Já bem depois do Sermão da Montanha, ainda no Evangelho de Mateus, Jesus fala de outra situação em que o rico não entrará no Reino dos Céus (Mt 19,24). Cristo diz que é mais fácil um camelo passar pelo buraco de uma agulha do que um rico entrar no Reino de Deus. O que Ele queria dizer com isso? É preciso lembrar que seus ouvintes entenderiam essa citação imediatamente.

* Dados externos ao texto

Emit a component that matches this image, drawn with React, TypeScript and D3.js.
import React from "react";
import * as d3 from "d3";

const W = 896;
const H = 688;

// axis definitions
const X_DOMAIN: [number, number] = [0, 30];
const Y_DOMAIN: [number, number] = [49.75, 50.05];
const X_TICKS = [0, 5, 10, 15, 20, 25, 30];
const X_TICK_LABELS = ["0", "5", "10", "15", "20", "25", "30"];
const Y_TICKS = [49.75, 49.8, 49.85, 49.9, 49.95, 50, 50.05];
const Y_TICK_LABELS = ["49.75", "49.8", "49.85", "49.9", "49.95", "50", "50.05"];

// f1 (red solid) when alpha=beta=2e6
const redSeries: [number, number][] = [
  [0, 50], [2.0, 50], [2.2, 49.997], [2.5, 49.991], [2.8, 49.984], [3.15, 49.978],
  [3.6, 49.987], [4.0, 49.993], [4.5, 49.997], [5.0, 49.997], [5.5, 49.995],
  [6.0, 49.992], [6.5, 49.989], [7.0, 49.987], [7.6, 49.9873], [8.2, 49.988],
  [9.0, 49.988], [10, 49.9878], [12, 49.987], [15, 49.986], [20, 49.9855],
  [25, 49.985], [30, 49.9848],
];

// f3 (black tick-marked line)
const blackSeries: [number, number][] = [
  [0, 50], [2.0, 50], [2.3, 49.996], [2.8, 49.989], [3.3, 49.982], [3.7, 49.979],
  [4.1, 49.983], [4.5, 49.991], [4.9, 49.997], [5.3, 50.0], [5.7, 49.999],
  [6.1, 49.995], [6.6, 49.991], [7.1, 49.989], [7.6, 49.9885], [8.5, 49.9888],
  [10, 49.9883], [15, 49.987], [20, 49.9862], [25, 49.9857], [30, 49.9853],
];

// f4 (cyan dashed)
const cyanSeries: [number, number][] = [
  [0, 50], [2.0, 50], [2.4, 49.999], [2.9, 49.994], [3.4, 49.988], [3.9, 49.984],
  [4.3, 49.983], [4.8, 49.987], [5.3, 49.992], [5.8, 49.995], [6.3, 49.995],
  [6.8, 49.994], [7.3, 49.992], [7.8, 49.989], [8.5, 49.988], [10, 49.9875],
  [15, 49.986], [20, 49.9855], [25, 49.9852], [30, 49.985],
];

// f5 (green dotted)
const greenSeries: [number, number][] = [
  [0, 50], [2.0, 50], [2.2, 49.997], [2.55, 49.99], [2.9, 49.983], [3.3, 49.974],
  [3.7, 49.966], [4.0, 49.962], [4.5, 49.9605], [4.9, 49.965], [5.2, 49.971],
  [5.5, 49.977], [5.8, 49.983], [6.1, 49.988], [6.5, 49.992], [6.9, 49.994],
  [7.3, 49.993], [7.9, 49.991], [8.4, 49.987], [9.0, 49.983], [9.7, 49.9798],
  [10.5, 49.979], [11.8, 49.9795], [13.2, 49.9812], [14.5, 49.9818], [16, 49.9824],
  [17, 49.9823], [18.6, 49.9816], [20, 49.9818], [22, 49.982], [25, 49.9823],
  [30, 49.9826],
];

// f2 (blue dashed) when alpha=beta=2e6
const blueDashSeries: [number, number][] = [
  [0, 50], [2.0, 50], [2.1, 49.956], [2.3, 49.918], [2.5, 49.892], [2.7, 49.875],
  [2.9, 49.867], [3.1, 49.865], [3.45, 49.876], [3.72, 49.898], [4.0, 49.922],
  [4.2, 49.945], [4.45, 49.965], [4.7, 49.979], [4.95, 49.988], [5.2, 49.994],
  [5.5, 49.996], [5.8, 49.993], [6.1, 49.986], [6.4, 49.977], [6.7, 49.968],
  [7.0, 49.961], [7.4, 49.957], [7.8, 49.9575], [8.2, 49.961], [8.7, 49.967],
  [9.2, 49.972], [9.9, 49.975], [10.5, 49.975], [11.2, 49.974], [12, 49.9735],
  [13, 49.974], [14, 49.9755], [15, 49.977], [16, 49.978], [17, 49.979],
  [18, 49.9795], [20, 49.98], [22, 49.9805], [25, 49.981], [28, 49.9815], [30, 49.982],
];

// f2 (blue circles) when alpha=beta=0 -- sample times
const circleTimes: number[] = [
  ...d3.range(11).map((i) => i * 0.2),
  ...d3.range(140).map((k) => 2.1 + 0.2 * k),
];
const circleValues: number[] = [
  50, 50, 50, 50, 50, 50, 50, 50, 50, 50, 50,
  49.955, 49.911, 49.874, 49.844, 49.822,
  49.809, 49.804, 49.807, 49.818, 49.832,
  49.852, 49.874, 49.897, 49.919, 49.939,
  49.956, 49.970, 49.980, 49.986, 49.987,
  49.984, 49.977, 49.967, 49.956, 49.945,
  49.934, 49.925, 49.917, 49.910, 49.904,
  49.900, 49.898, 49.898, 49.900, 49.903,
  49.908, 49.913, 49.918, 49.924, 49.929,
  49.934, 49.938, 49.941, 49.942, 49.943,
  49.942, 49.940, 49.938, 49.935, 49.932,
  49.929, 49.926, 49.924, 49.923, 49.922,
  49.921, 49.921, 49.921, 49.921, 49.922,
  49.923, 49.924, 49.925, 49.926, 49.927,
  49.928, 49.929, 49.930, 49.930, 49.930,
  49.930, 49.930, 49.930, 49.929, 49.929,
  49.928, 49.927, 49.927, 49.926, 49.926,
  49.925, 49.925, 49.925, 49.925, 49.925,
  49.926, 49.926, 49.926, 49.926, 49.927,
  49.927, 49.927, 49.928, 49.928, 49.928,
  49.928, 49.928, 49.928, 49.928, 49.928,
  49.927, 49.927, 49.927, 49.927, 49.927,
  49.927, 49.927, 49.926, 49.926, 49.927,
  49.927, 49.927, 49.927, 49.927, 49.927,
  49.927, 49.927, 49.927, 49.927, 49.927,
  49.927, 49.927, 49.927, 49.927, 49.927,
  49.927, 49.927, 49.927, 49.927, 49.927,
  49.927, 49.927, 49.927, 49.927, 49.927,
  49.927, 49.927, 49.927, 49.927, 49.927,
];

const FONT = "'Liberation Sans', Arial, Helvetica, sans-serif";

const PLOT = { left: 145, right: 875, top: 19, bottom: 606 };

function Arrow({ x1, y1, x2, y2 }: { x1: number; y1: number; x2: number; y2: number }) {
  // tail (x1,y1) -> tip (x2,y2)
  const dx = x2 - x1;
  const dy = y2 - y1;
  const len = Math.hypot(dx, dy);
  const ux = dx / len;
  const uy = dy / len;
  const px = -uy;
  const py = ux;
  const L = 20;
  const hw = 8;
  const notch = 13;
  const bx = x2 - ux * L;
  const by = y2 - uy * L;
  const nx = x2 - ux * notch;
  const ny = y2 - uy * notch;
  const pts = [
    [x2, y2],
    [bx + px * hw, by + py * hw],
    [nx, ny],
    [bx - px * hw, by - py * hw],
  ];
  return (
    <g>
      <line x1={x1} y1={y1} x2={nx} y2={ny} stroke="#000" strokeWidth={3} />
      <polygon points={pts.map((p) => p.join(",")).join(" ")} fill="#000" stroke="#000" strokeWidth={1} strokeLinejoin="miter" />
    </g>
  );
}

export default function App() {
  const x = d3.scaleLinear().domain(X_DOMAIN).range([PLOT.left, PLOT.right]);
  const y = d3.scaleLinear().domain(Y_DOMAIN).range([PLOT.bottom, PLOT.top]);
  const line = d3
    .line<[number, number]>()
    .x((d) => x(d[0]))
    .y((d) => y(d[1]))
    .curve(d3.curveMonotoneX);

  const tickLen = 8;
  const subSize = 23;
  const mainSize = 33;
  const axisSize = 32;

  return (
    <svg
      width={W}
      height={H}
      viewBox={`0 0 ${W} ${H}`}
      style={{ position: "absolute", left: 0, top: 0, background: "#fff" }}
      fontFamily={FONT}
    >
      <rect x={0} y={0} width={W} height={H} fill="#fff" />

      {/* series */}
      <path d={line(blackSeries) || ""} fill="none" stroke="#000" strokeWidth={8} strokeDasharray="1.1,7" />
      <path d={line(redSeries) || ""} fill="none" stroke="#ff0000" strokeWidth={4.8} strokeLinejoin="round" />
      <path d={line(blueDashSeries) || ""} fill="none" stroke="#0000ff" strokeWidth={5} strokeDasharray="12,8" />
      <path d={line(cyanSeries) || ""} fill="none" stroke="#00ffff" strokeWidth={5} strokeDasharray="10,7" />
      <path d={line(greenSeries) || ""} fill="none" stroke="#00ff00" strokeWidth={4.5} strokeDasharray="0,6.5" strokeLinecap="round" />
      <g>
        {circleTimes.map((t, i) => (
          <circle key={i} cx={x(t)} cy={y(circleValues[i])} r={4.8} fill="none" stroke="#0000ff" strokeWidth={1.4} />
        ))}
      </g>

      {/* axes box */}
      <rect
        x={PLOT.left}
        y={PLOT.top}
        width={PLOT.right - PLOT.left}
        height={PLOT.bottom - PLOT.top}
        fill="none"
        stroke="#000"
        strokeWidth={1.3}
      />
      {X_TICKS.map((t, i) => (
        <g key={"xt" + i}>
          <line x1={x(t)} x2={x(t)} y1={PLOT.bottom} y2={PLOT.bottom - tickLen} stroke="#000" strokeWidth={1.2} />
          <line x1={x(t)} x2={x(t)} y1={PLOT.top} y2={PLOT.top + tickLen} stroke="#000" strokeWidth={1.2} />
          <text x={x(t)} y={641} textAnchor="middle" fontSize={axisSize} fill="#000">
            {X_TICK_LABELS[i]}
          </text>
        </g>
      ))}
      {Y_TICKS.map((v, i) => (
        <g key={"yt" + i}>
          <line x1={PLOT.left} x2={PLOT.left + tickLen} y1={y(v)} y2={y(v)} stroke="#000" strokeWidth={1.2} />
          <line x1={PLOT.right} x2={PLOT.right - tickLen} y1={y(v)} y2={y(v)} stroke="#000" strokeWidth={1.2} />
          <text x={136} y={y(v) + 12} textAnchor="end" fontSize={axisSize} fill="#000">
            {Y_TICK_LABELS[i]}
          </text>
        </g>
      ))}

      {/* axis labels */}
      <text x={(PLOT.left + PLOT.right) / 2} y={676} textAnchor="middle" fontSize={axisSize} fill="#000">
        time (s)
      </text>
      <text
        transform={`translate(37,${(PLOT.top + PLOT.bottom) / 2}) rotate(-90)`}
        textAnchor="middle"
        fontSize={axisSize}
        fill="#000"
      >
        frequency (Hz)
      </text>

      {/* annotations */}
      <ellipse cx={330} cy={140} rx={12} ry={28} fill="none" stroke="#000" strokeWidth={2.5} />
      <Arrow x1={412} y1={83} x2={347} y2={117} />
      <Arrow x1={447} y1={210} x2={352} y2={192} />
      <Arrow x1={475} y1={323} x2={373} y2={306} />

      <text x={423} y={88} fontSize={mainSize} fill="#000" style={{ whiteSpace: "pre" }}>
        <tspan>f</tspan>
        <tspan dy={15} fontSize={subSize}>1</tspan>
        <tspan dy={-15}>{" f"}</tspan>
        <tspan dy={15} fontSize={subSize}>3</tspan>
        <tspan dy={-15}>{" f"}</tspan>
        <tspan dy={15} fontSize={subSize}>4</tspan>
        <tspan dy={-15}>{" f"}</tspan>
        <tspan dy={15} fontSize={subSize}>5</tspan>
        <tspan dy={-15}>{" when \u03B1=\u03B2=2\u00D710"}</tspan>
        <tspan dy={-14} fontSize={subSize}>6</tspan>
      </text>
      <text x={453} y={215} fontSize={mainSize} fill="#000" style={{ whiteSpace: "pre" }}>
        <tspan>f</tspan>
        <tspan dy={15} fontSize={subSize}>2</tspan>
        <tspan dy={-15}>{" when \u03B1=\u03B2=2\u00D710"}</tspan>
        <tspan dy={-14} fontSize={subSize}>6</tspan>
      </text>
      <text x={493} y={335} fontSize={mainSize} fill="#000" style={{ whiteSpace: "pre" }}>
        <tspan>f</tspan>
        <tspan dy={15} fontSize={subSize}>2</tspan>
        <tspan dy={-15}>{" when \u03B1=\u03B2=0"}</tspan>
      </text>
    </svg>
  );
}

Existem várias tradições que explicam essa passagem. A mais comum é sobre uma porta estreita em Jerusalém que seria baixa demais para os camelos carregados de carga. Os mercadores teriam que largar a carga para entrar. Isso seria uma imagem que Cristo usaria para falar novamente sobre a entrega total a Deus. Não é um artifício interpretativo para dar um caráter espiritual onde não tem. A prova disso é que no versículo seguinte os apóstolos perguntam, espantados: “Então, quem pode salvar-se?“. Ora, por que os discípulos estariam espantados? Nenhum deles era rico. Pelo contrário! E o povo judeu era dominado pelo Império Romano. Não havia grandes expectativas de riqueza. Por que eles ficariam preocupados se Cristo estivesse mesmo falando de bens materiais? De ricos e pobres? Não faz sentido!

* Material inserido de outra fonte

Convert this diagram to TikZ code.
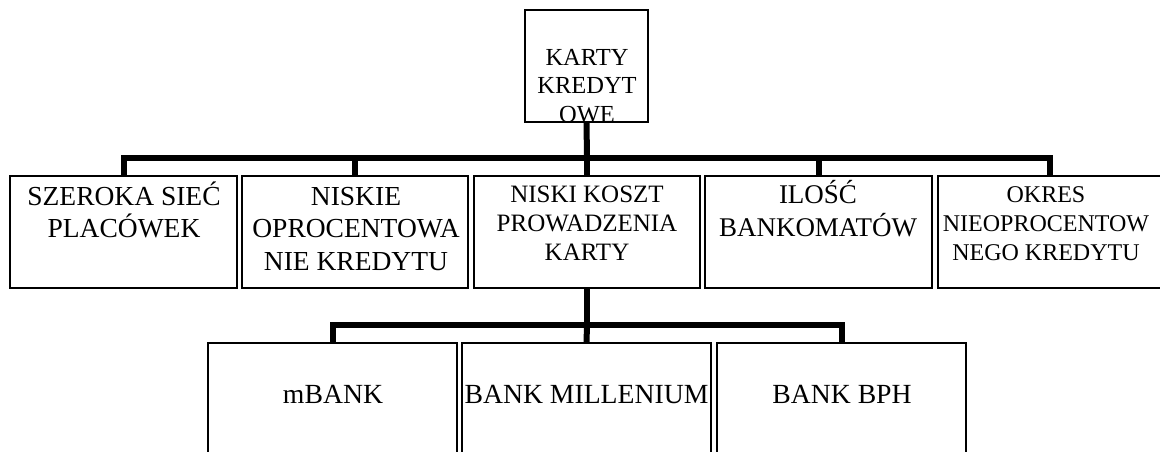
\documentclass[tikz,border=0pt]{standalone}
\usepackage{fontspec}
\setmainfont{Liberation Serif}
\newcommand{\firstln}{\rule{0pt}{30pt}}
\begin{document}
\begin{tikzpicture}[x=1pt,y=-1pt,
  box/.style={draw=black, line width=1.5pt, inner sep=0pt, outer sep=0pt, anchor=north west},
  conn/.style={draw=black, line width=6pt},
  lbl/.style={anchor=north, inner sep=0pt, align=center, text=black},
]
\useasboundingbox (0,0) rectangle (1160,452);
\fill[white] (0,0) rectangle (1160,452);
\clip (0,0) rectangle (1160,452);

% texts
\node[lbl, font=\fontsize{24.5}{28.5}\selectfont] (ttop) at (587,35) {\firstln KARTY\\KREDYT\\OWE};
\node[lbl, font=\fontsize{27.5}{32.5}\selectfont] (t1) at (124,175) {\firstln SZEROKA SIEĆ\\PLACÓWEK};
\node[lbl, font=\fontsize{27.5}{32.5}\selectfont] (t2) at (356,175) {\firstln NISKIE\\OPROCENTOWA\\NIE KREDYTU};
\node[lbl, font=\fontsize{25}{29}\selectfont] (t3) at (587,172) {\firstln NISKI KOSZT\\PROWADZENIA\\KARTY};
\node[lbl, font=\fontsize{27}{33}\selectfont] (t4) at (818,173) {\firstln ILOŚĆ\\BANKOMATÓW};
\node[lbl, font=\fontsize{24}{29}\selectfont] (t5) at (1046,172) {\firstln OKRES\\NIEOPROCENTOW\\NEGO KREDYTU};
\node[lbl, font=\fontsize{27.7}{33}\selectfont] (u1) at (333,373) {\firstln mBANK};
\node[lbl, font=\fontsize{27.7}{33}\selectfont] (u2) at (586.5,373) {\firstln BANK MILLENIUM};
\node[lbl, font=\fontsize{27.7}{33}\selectfont] (u3) at (842,373) {\firstln BANK BPH};

% boxes
\node[box, minimum width=123pt, minimum height=112pt] (top) at (525,10) {};
\node[box, minimum width=227pt, minimum height=112pt] (b1) at (10,176) {};
\node[box, minimum width=226pt, minimum height=112pt] (b2) at (242,176) {};
\node[box, minimum width=226pt, minimum height=112pt] (b3) at (474,176) {};
\node[box, minimum width=227pt, minimum height=112pt] (b4) at (705,176) {};
\node[box, minimum width=224pt, minimum height=112pt] (b5) at (938,176) {};
\node[box, minimum width=249pt, minimum height=130pt] (c1) at (208,343) {};
\node[box, minimum width=249pt, minimum height=130pt] (c2) at (462,343) {};
\node[box, minimum width=249pt, minimum height=130pt] (c3) at (717,343) {};

% junctions
\coordinate (j1) at (587,158);
\coordinate (j2) at (587,325);

% connectors
\draw[conn] (top.south) -- (j1);
\draw[conn] (b1.north) |- (j1);
\draw[conn] (b2.north) |- (j1);
\draw[conn] (b3.north) -- (j1);
\draw[conn] (b4.north) |- (j1);
\draw[conn] (b5.north) |- (j1);
\draw[conn] (b3.south) -- (j2);
\draw[conn] (c1.north) |- (j2);
\draw[conn] (c2.north) -- (j2);
\draw[conn] (c3.north) |- (j2);
\end{tikzpicture}
\end{document}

Voltando ao exemplo do final do Sermão da Montanha (Mt 7,22). Não são apenas os bens materiais que exercem fascínio perigoso no homem. Até mesmo a fé mal entendida ou direcionada pode enfraquecer a ligação do homem com o Senhor. É fácil escolher a porta larga da fascinação do apelo espiritual e se esquecer da caridade. É pelos frutos que conhecereis a árvore, ensina o Senhor. Frutos são as obras. Mas quais obras? As obras que todo cristão deve aprender e praticar. Entre elas, as ensinadas no Sermão da Montanha. Porém, o foco é sempre o Senhor! Toda palavra de Cristo é sobre a salvação da alma.

Cristo não era marxista e nem poderia ser. Não apenas pela óbvia distância no tempo, mas sim pela sua mensagem. Sua mensagem era uma só, dita de várias maneiras: “Amarás o Senhor teu Deus de todo o teu coração, de toda a tua alma, de todas as tuas forças e de todo o teu pensamento, e o próximo como a si mesmo.” (Lc 10,27).

Jesus não veio ao mundo para falar de bens materiais e nem de organização sócio-política. Ele veio para falar de fé e atos para a salvação; de virtude e de pecado. Não era sobre o pobre, mas sobre o irmão que você deixa sofrer. Não é sobre acumular ou não bens, mas sobre não tirar os olhos de Deus em nenhum momento. Não é sobre libertar o homem fisicamente, mas sobre libertar a alma dos grilhões do pecado.

A César o que é de César, e a Deus o que é de Deus (Mt 22,21). O marxismo é a antítese do cristianismo. A salvação marxista é o homem, o pobre como objeto de libertação da opressão pelo homem. A Salvação de Cristo é a liberação do homem da chaga do pecado. O pobre, para o cristão (e para o judeu), é um irmão que tem que ser colocado de volta no caminho da salvação. Um caminho individual e não coletivo. Para o cristianismo, não é o mundo que deve regular a riqueza. Ela está a serviço da consciência de cada um.

Os compatriotas de Jesus não entenderam por que ele não os libertou da opressão do mundo. Eles queriam um messias libertador de corpos, e estavam prontos para seguí-lo cegamente se ele assim tivesse se apresentado. Os marxistas também não entendem. Eles também estão sempre prontos a seguir cegamente quem prometer uma utopia na Terra. Se para isso tiverem que distorcer as palavras de Cristo, eles nem hesitam. O problema é que Cristo não prometeu paz, prosperidade ou igualdade na Terra. Ele prometeu coisa muito melhor: um Reino que não é deste mundo!